Very true. However, it was the Crusaders that ultimately ended it. The Byzantine Empire was always on the verge of collapse. Think of the Byzantine Empire as an elastic, or a balloon. Stretch an elastic too far, and it breaks. Blow up a balloon too big, and it pops. True, Muscovy referring to
itself as the Third Rome, would be highly presumptuous.

The Byzantine empire was not always on the verge of collapse. There are many Byzantinophiles who will skin you alive for saying that. Pre-Manzikert the empire could have lasted indefinitely, there was no strong power to challenge it effectively. Even post-Manzikert there was hope for the empire. It was only really dead in the aftermath of 1204.
 
What happens is that the Byzantines grow stronger and turn their greedy eyes towards Islamic regions.

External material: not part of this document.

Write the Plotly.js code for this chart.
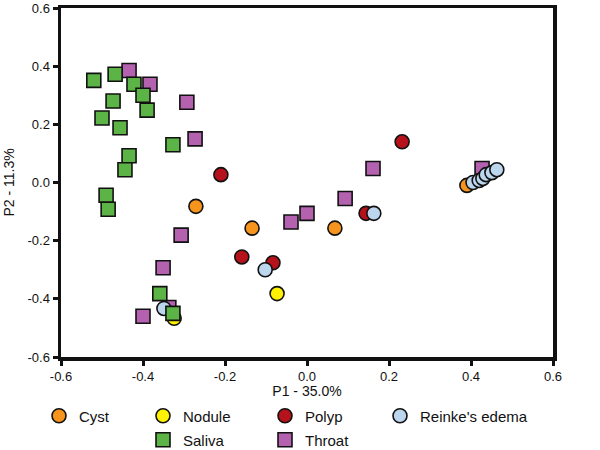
<!DOCTYPE html>
<html>
<head>
<meta charset="utf-8">
<script src="https://cdn.plot.ly/plotly-3.0.1.min.js"></script>
<style>html,body{margin:0;padding:0;background:#fff;}#chart{width:600px;height:450px;}</style>
</head>
<body>
<div id="chart"></div>
<script>
// ---- Data (P1, P2 coordinates) ----
var cystX = [-0.271, -0.134, 0.068, 0.390];
var cystY = [-0.082, -0.157, -0.157, -0.010];

var noduleX = [-0.073, -0.324];
var noduleY = [-0.382, -0.467];

var polypX = [-0.210, -0.159, -0.083, 0.144, 0.232];
var polypY = [0.027, -0.256, -0.276, -0.106, 0.140];

var reinkeX = [-0.349, -0.102, 0.163, 0.405, 0.420, 0.429, 0.437, 0.451, 0.463];
var reinkeY = [-0.433, -0.300, -0.106, 0.000, 0.007, 0.014, 0.027, 0.034, 0.044];

var salivaX = [-0.520, -0.468, -0.422, -0.400, -0.473, -0.390, -0.500, -0.456, -0.327, -0.434, -0.444, -0.490, -0.485, -0.359, -0.327];
var salivaY = [0.351, 0.372, 0.338, 0.300, 0.280, 0.249, 0.222, 0.188, 0.130, 0.092, 0.044, -0.044, -0.092, -0.382, -0.450];

var throatX = [-0.434, -0.383, -0.293, -0.273, -0.307, -0.351, -0.337, -0.400, -0.039, 0.000, 0.093, 0.161, 0.427];
var throatY = [0.385, 0.338, 0.276, 0.150, -0.181, -0.293, -0.430, -0.460, -0.136, -0.106, -0.055, 0.048, 0.048];

var tickVals = [-0.6, -0.4, -0.2, 0.0, 0.2, 0.4, 0.6];
var tickText = ['-0.6', '-0.4', '-0.2', '0.0', '0.2', '0.4', '0.6'];

// ---- Styling ----
var FONT = 'Liberation Sans, Arial, sans-serif';
function mk(sym, color) {
  return {symbol: sym, size: 14, color: color, line: {color: '#111', width: 1.6}};
}
function tr(name, x, y, sym, color, legendId) {
  return {type: 'scatter', mode: 'markers', name: name, x: x, y: y,
          marker: mk(sym, color), legend: legendId, showlegend: true, cliponaxis: false};
}

var data = [
  tr('Cyst', cystX, cystY, 'circle', '#F7941E', 'legend'),
  tr('Nodule', noduleX, noduleY, 'circle', '#FFF200', 'legend2'),
  tr('Polyp', polypX, polypY, 'circle', '#B5121B', 'legend3'),
  tr('Throat', throatX, throatY, 'square', '#B462B0', 'legend6'),
  tr("Reinke's edema", reinkeX, reinkeY, 'circle', '#BCD6EE', 'legend4'),
  tr('Saliva', salivaX, salivaY, 'square', '#5CB346', 'legend5')
];

// legend placement helpers (pixel -> paper / container)
var W = 600, H = 450;
var L = 61, R = 553, T = 8, B = 357;
function px(p) { return (p - L) / (R - L); }
function leg(markerX, rowY) {
  return {x: px(markerX - 20), xanchor: 'left',
          yref: 'container', y: (H - rowY) / H, yanchor: 'middle',
          orientation: 'h', bgcolor: 'rgba(0,0,0,0)', borderwidth: 0,
          font: {family: FONT, size: 15, color: '#111'}, itemclick: false};
}

var axisCommon = {
  range: [-0.6, 0.6], tickvals: tickVals, ticktext: tickText,
  showgrid: false, zeroline: false, showline: true, mirror: true,
  linecolor: '#111', linewidth: 3.5, ticks: 'outside', ticklen: 5, tickwidth: 3,
  tickcolor: '#111', tickfont: {family: FONT, size: 13, color: '#111'}
};

var layout = {
  width: W, height: H,
  margin: {l: L, r: W - R, t: T, b: H - B},
  paper_bgcolor: '#fff', plot_bgcolor: '#fff',
  font: {family: FONT, color: '#111'},
  xaxis: Object.assign({}, axisCommon, {title: {text: 'P1 - 35.0%', font: {family: FONT, size: 14, color: '#111'}, standoff: 6}}),
  yaxis: Object.assign({}, axisCommon, {title: {text: 'P2 - 11.3%', font: {family: FONT, size: 14, color: '#111'}, standoff: 10}}),
  legend: leg(59, 416),
  legend2: leg(163, 416),
  legend3: leg(285, 416),
  legend4: leg(400, 416),
  legend5: leg(163, 440),
  legend6: leg(285, 440)
};

Plotly.newPlot('chart', data, layout, {staticPlot: true, displayModeBar: false});
</script>
</body>
</html>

Afterwards, the Muslims can no longer ignore the Byzantines.

The battle was inevitable.

But the thing is, the campaign in OTL was so sweeping because the Caliphate hadn't consolidated- it was still directing the energies of the first massive expansion.

After the first fifty years or so, however, things settled down a bit and the Caliphate began to act more like an Imperial state than a central revolutionary committee (so to speak). If we delay the invasion of the Levant for 50 or so years, I feel that the Byzantine-Muslim dynamic will pretty much follow the earlier Byzantine-Persian dynamic
 
The Byzantine empire was not always on the verge of collapse. There are many Byzantinophiles who will skin you alive for saying that. Pre-Manzikert the empire could have lasted indefinitely, there was no strong power to challenge it effectively. Even post-Manzikert there was hope for the empire. It was only really dead in the aftermath of 1204.

Yeah... but its arteries were a lot harder than those in Western Europe, or of the Muslim states. Sure, it wasn't dead until after Myriocephalum and the Fourth Crusade, but the fact is that sooner or later it would lose a battle and from the tenth century on every lost battle was a significant disaster for the Byzantines.